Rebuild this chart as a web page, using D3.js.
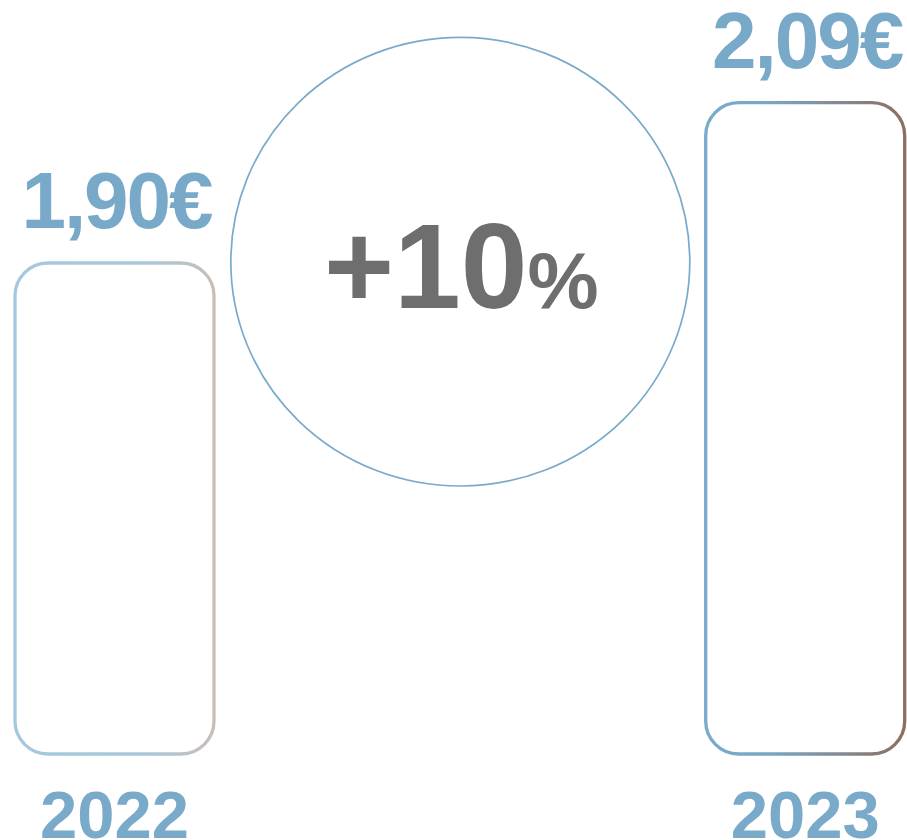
<!DOCTYPE html>
<html>
<head>
<meta charset="utf-8">
<script src="https://cdn.jsdelivr.net/npm/d3@7"></script>
<style>
  html, body { margin: 0; padding: 0; background: #fff; }
  svg { display: block; }
  text { font-family: "Liberation Sans", Arial, sans-serif; font-weight: bold; }
</style>
</head>
<body>
<svg id="chart" width="907" height="840"></svg>
<script>
// ---- data ----
const years = ["2022", "2023"];
const values = [1.90, 2.09];
const valueLabels = ["1,90€", "2,09€"];
const changeLabel = "+10";
const changeUnit = "%";

// ---- layout ----
const svg = d3.select("#chart");

const x = d3.scalePoint().domain(years).range([114.5, 805.2]);
const y = d3.scaleLinear().domain([1.318, 2.09]).range([754, 102.7]);

const defs = svg.append("defs");
const gradStops = [
  [["0%", "#A6C8DD"], ["70%", "#AAC7D9"], ["100%", "#CCBDB4"]],
  [["0%", "#79ABCB"], ["35%", "#7BA4C1"], ["100%", "#8C6F60"]]
];
gradStops.forEach((stops, i) => {
  const g = defs.append("linearGradient")
    .attr("id", "g" + i)
    .attr("x1", "0%").attr("x2", "100%").attr("y1", "0%").attr("y2", "0%");
  stops.forEach(s => g.append("stop").attr("offset", s[0]).attr("stop-color", s[1]));
});

// bars
const bw = 199;
svg.selectAll("rect.bar")
  .data(years)
  .join("rect")
  .attr("class", "bar")
  .attr("x", d => x(d) - bw / 2)
  .attr("y", (d, i) => y(values[i]))
  .attr("width", bw)
  .attr("height", (d, i) => y(y.domain()[0]) - y(values[i]))
  .attr("rx", 33).attr("ry", 33)
  .attr("fill", "none")
  .attr("stroke", (d, i) => `url(#g${i})`)
  .attr("stroke-width", 3.3);

// value labels
svg.selectAll("text.val")
  .data(years)
  .join("text")
  .attr("class", "val")
  .attr("x", d => x(d) + 2)
  .attr("y", (d, i) => y(values[i]) - 35)
  .attr("text-anchor", "middle")
  .attr("font-size", 80)
  .attr("letter-spacing", -2)
  .attr("fill", "#79A9C9")
  .text((d, i) => valueLabels[i]);

// year labels
svg.selectAll("text.year")
  .data(years)
  .join("text")
  .attr("class", "year")
  .attr("x", d => x(d))
  .attr("y", 838)
  .attr("text-anchor", "middle")
  .attr("font-size", 67)
  .attr("fill", "#7AAACA")
  .text(d => d);

// change circle
const ccx = 460.3;
svg.append("ellipse")
  .attr("cx", ccx)
  .attr("cy", 261.7)
  .attr("rx", 229.5)
  .attr("ry", 224.3)
  .attr("fill", "none")
  .attr("stroke", "#7AAACB")
  .attr("stroke-width", 1.7);

const t = svg.append("text")
  .attr("x", ccx + 1)
  .attr("y", 308)
  .attr("text-anchor", "middle")
  .attr("fill", "#6E6E6E");
t.append("tspan").attr("font-size", 120).text(changeLabel);
t.append("tspan").attr("font-size", 80).text(changeUnit);
</script>
</body>
</html>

What you will do: Pictures stay out. Print the data exactly, from its first line through the line containing "i) => valueLabels[i]);".

Response to this task:
Rebuild this chart as a web page, using D3.js.
<!DOCTYPE html>
<html>
<head>
<meta charset="utf-8">
<script src="https://cdn.jsdelivr.net/npm/d3@7"></script>
<style>
  html, body { margin: 0; padding: 0; background: #fff; }
  svg { display: block; }
  text { font-family: "Liberation Sans", Arial, sans-serif; font-weight: bold; }
</style>
</head>
<body>
<svg id="chart" width="907" height="840"></svg>
<script>
// ---- data ----
const years = ["2022", "2023"];
const values = [1.90, 2.09];
const valueLabels = ["1,90€", "2,09€"];
const changeLabel = "+10";
const changeUnit = "%";

// ---- layout ----
const svg = d3.select("#chart");

const x = d3.scalePoint().domain(years).range([114.5, 805.2]);
const y = d3.scaleLinear().domain([1.318, 2.09]).range([754, 102.7]);

const defs = svg.append("defs");
const gradStops = [
  [["0%", "#A6C8DD"], ["70%", "#AAC7D9"], ["100%", "#CCBDB4"]],
  [["0%", "#79ABCB"], ["35%", "#7BA4C1"], ["100%", "#8C6F60"]]
];
gradStops.forEach((stops, i) => {
  const g = defs.append("linearGradient")
    .attr("id", "g" + i)
    .attr("x1", "0%").attr("x2", "100%").attr("y1", "0%").attr("y2", "0%");
  stops.forEach(s => g.append("stop").attr("offset", s[0]).attr("stop-color", s[1]));
});

// bars
const bw = 199;
svg.selectAll("rect.bar")
  .data(years)
  .join("rect")
  .attr("class", "bar")
  .attr("x", d => x(d) - bw / 2)
  .attr("y", (d, i) => y(values[i]))
  .attr("width", bw)
  .attr("height", (d, i) => y(y.domain()[0]) - y(values[i]))
  .attr("rx", 33).attr("ry", 33)
  .attr("fill", "none")
  .attr("stroke", (d, i) => `url(#g${i})`)
  .attr("stroke-width", 3.3);

// value labels
svg.selectAll("text.val")
  .data(years)
  .join("text")
  .attr("class", "val")
  .attr("x", d => x(d) + 2)
  .attr("y", (d, i) => y(values[i]) - 35)
  .attr("text-anchor", "middle")
  .attr("font-size", 80)
  .attr("letter-spacing", -2)
  .attr("fill", "#79A9C9")
  .text((d, i) => valueLabels[i]);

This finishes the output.